Volto pelo corredor na volta.


É um corredor. É um passador.


É como tantos estreitos que passamos pela vida. É mais uma ida pelas tantas que vou ao caminho do banheiro. É como tantas voltas que voltamos sem entender muito o porque. É um caminho necessário. Tudo que nos é necessário pela rotina nos é entendiante pela justificativa de ter que passar por ali. E era mesmo um corredor. E era mesmo um dia comum. Na volta passei pelo retrato do meu irmão com a tatuagem do carimbo do meu pai no braço.


Logo lembrei de um amigo nosso que perdeu o irmão num acidente de carro.


Ele voltou tempos depois para a casa dele intocada, meses depois, e viu o tênis jogado ao lado da cama. A breja ainda gelando. Um fumo solto sobre o cinzeiro. Deitou-se como se seu irmão fosse. Bebeu aos goles como se visse ali na sua frente bebendo o seu irmão. Ligou o som. Respirou. Bebeu. Rememorou. E eu que voltava pelo corredor estreito das lembranças nem queria lembrar que o carimbo do meu irmão vinha com o óbito de meu pai.


Eu nem queria lembrar que o amigo do meu irmão tivesse perdido o seu irmão num cruzamento irresponsável do destino.

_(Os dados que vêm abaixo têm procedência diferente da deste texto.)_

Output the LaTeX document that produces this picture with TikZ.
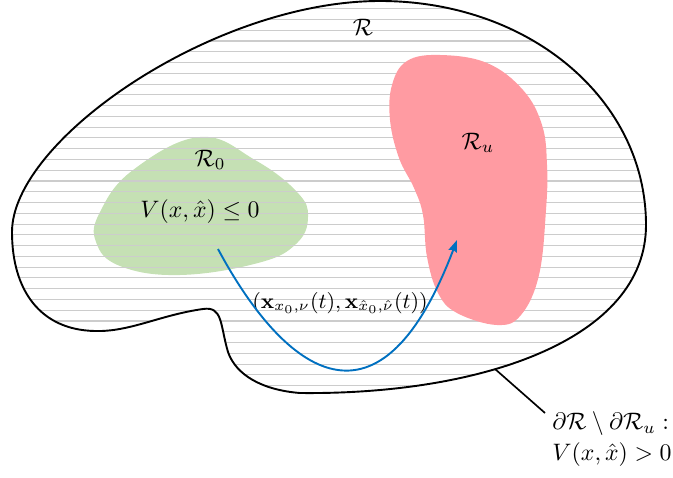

Eu nem queria lembrar de nada, nem queria lembrar que a vida vez por hora nos apresenta a morte; nos apresenta um espaço de susto.


Eu só voltava da ida. E voltava para a mesa com os potes que ganhei do meu irmão, que ganhara do meu pai. Esse corredor eu passei na quarta. E na quinta me inquietava a passagem. E na sexta me incomodava essa sensação de que o dia pudesse te transformar em memória, em tatuagem. E nada mais lembrei enquanto os dias de trabalho se passavam. Enquanto eu tramitava pela burocracia e tirava o meu passaporte italiano. Tenho vários surtos que me impulsionam a viver uns tempos na Itália, uns impulsos de espaço no nosso cotidiano.


Quando então me posto na sexta-feira noturna, quando os respiros se acalmam, as plantas se ventam e eu me lembro dos carimbos indeléveis, se vem a crônica para que seja postada. Fui cobrado. O Edson, o amigo-irmão do Gulino, que é meu amigo-irmão de criação, foi morar em Portugal. E lá está com a família. E ontem me mandou uma mensagem com essas que vem com copo de chopp. E eu logo tenho vontade de usar meu passaporte novo. Deixo no ar na certeza que um dia o brinde será ao Douro, ao Tejo, deixo escrito que não passará um ano e lá estaremos bebendo.


Esqueço mesmo, de propósito, que há um corredor que nos carimba o destino. Eu nem queria passar pelo corredor das memórias. Eu nem queria passar pelo corredor que nos atravessa o presente para nos lembrar que ontem foi um dos melhores dias de minha vida; eu tive que atravessar o passado para me dar conta de que os corredores estreitos, todos eles, tem portinholas secretas...e são estas que nos transformam em foguetes; ninguém vive sem passar pelo corredor.